Why blockchain applied to cryptocurrencies is still a game changer
Blockchain applied to finance through cryptocurrencies is still a game changer for the finance industry.
I know that there is a ton of “crypto bashing” now everywhere from people who claim they are expert but there is advantage that classic finance will never have.
In finance, all is question of trust.
There is no “bad currency” or “good currency” or even “true currency” or “virtual currency”; there is only a value you give to something. This something can be material or immaterial ; nobody cares really.
We are speaking a lot about the centralized plateform like FTX who are dying but technically blockchain applied to cryptocurrency bring trust at another level then any other bank can do :
Indeed like with Bitcoin, the ledger is public.
It means that that everybody can count what money you have and what money you can spend.
It’s better than any credit scoring system can bring you.
On top of that it is certifying, under some conditions, that you are not lying to the people in front of you when you are showing intention to buy. It’s the best “trust system” we can imagine.

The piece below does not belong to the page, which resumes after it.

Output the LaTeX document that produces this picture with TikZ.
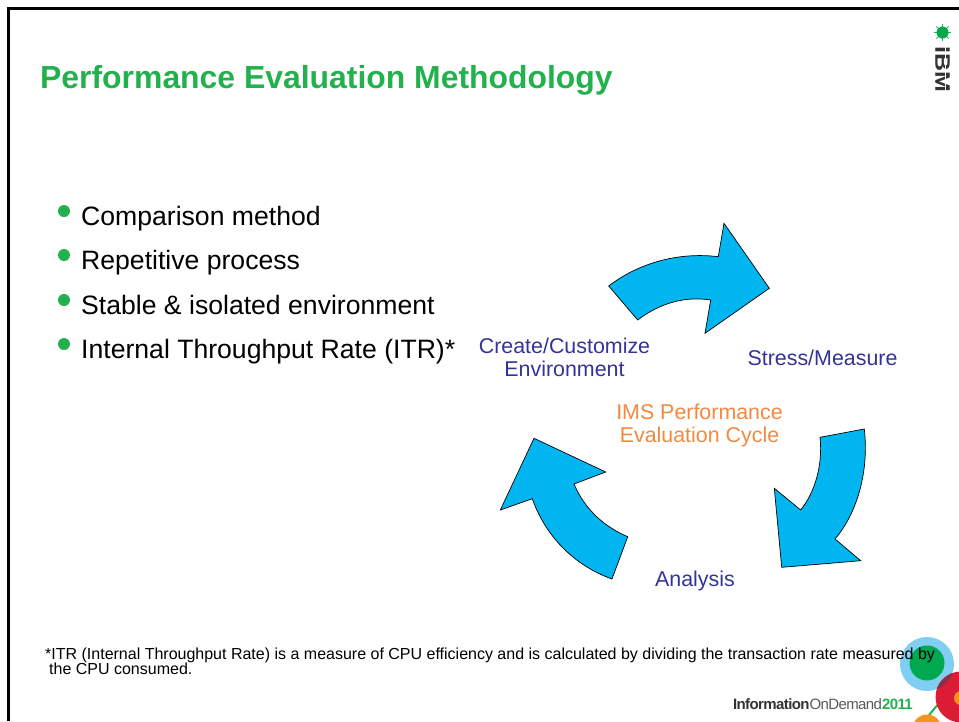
\documentclass[tikz,border=0pt]{standalone}
\usepackage{fontspec}
\setmainfont{Liberation Sans}
\definecolor{title green}{HTML}{22B14C}
\definecolor{dot green}{HTML}{00A84F}
\definecolor{cycle blue}{HTML}{00B5F0}
\definecolor{label navy}{HTML}{333399}
\definecolor{label orange}{HTML}{F58840}
\definecolor{ring blue}{HTML}{80CFF2}
\definecolor{ring red}{HTML}{DC1C36}
\definecolor{ring dark}{HTML}{8E2F45}
\definecolor{ring orange}{HTML}{F7941E}
\tikzset{
	cycle arrow/.style={draw=black,line width=0.7pt,fill=cycle blue,line join=miter},
	bullet dot/.style={circle,fill=title green,inner sep=0pt,minimum size=12pt},
	bullet text/.style={anchor=base west,inner sep=0pt,font=\fontsize{26.6}{27}\selectfont},
	step label/.style={align=center,inner sep=0pt,text=label navy,font=\fontsize{21.4}{23.5}\selectfont},
}

\begin{document}
\begin{tikzpicture}[x=1pt,y=-1pt]
	    \useasboundingbox (0,0) rectangle (959,721);

	    % Slide frame, open at the right and at the bottom
	    \draw [line width=3pt] (8.5,721) -- (8.5,8.5) -- (959,8.5);

	    % Heading
	    \node (heading) [anchor=base west,inner sep=0pt,text=title green]
		at (40,88) {\fontsize{31.9}{32}\selectfont\bfseries Performance Evaluation Methodology};

	    % Bullet list
	    \node (dot one) [bullet dot] at (64,211) {};
	    \node (dot two) [bullet dot] at (64,255) {};
	    \node (dot three) [bullet dot] at (64,300) {};
	    \node (dot four) [bullet dot] at (64,344) {};
	    \node (item one) [bullet text] at (81,225) {Comparison method};
	    \node (item two) [bullet text] at (81,269) {Repetitive process};
	    \node (item three) [bullet text] at (81,314) {Stable \& isolated environment};
	    \node (item four) [bullet text] at (81,358) {Internal Throughput Rate (ITR)*};

	    % The three curved arrows of the cycle
	    \draw [cycle arrow] (608.7,286) .. controls (640,262) and (680,252) .. (718.3,256.7)
		-- (724,223.3) -- (769.3,288.3) -- (705,333.3) -- (710.7,300)
		.. controls (685,296) and (660,303) .. (637.7,320) -- cycle;
	    \draw [cycle arrow] (864.3,429) .. controls (869,470) and (858,512) .. (835,539)
		-- (860.7,560.7) -- (781.7,567.3) -- (774.3,488.3) -- (800.7,510)
		.. controls (815,492) and (823,465) .. (820,437.3) -- cycle;
	    \draw [cycle arrow] (612,579) .. controls (573,565) and (545,535) .. (532.3,498.7)
		-- (500.3,510) -- (534,438.3) -- (605.7,472) -- (574,484)
		.. controls (585,510) and (605,527) .. (627.7,536.7) -- cycle;

	    % Labels of the cycle
	    \node (create) [step label] at (564.5,357.5) {Create/Customize\\Environment};
	    \node (stress) [step label] at (822.5,358) {Stress/Measure};
	    \node (analysis) [step label] at (695,581) {Analysis};
	    \node (centre) [step label,text=label orange] at (699.5,425.5) {IMS Performance\\Evaluation Cycle};

	    % Logo in the corner
	    \foreach \ray in {0,45,...,315}
		\draw [title green,line width=1pt] (942.5,32.5) -- ++(\ray:8.5);
	    \node (bug) [circle,fill=dot green,inner sep=0pt,minimum size=12pt] at (942.5,32.5) {};
	    \node (ibm) [rotate=-90,xscale=1.19,inner sep=0pt,text=black!80] at (942.5,69)
		{\fontsize{21}{21}\selectfont\bfseries IBM};
	    \draw [white,line width=0.9pt] (945,46) -- (945,92);

	    % Coloured rings, cut by the slide edge
	    \begin{scope}
		\clip (880,620) rectangle (959,721);
		\draw [title green,line width=2pt] (929,715) -- (940,702);
		\fill [ring blue] (927,664) circle (27);
		\fill [dot green] (927,663) circle (17.5);
		\fill [ring red] (961,697) circle (25.5);
		\begin{scope}
		    \clip (927,664) circle (27);
		    \fill [ring dark] (961,697) circle (25.5);
		\end{scope}
		\fill [ring orange] (961,698) circle (7);
		\fill [ring orange] (927,729) circle (14.5);
	    \end{scope}

	    % Footnote, it runs over the rings
	    \node (footnote) [anchor=north west,inner sep=0pt,align=left,font=\fontsize{16}{15}\selectfont] at (45,648)
		{*ITR (Internal Throughput Rate) is a measure of CPU efficiency and is calculated by dividing the transaction rate measured by\\\hspace{4pt}the CPU consumed.};

	    % Event name
	    \node (event) [anchor=base east,inner sep=0pt] at (913,709)
		{\fontsize{15}{15}\selectfont\addfontfeature{LetterSpace=-4}\textcolor{black!80}{\bfseries Information}\textcolor{black!65}{OnDemand}\textcolor{title green}{\bfseries 2011}};
	\end{tikzpicture}
\end{document}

Banks may have similar options to garantuee the seller that the buyer has the money he needs to have but we need to trust the bank itself too…and we do not a have clear view of really the situation is.
SEPA is considered as very good system to transfer money in EURO and you can make wire now in 3 or 4 hours between 2 banks who take it. It’s a true value but it tooks a lot of time to bring finance at this level. Other currencies are still based on quiete archaic mechanism based on old computer and languages (Cobol ..)
Blockchain is only limited by the power of computation of the network of computers behind. It means that we will have , it’s sure, instant and secure payment with it when we will want it.
Keep your coins in a centralized exchange like Binance, Coinbase or any other is a personnal choice for pratical reason but nothing and nobody stop it to hold your wallet at home or in your pocket.
You have to know that majority of cryptocurrencies just check if you have the right to use the balance they compute in the public ledger .
This right is usually a crypted string but could be in the future or now an hybrid item with a physical and a logical side that can garantuee you that only you can use this “balance”.
The fact that there is no more “deposit” at the first sense of the term : we only compute what you have, what you sent and what you receive is also a big advantage because nobody can “steal” a deposit if the key is enough secure and the key is more or less you and you can decide it.
Go at your bank branch and ask ot have access immediatly to all your funds “right now” and you will see what happen and i don’t speak about possible states “taxes” that will tell you that you have no money anymore.
This “only” 3 main advantage would have been enough to kill all the finance industry in 2 weeks if the power of the old system is so enormous that the “physical gravity” of its failure drive all the journey in this industry.
Then , yes, cryptocurrencies is still future and the classic old banking system is dead yet. There is no reason that this system will survive.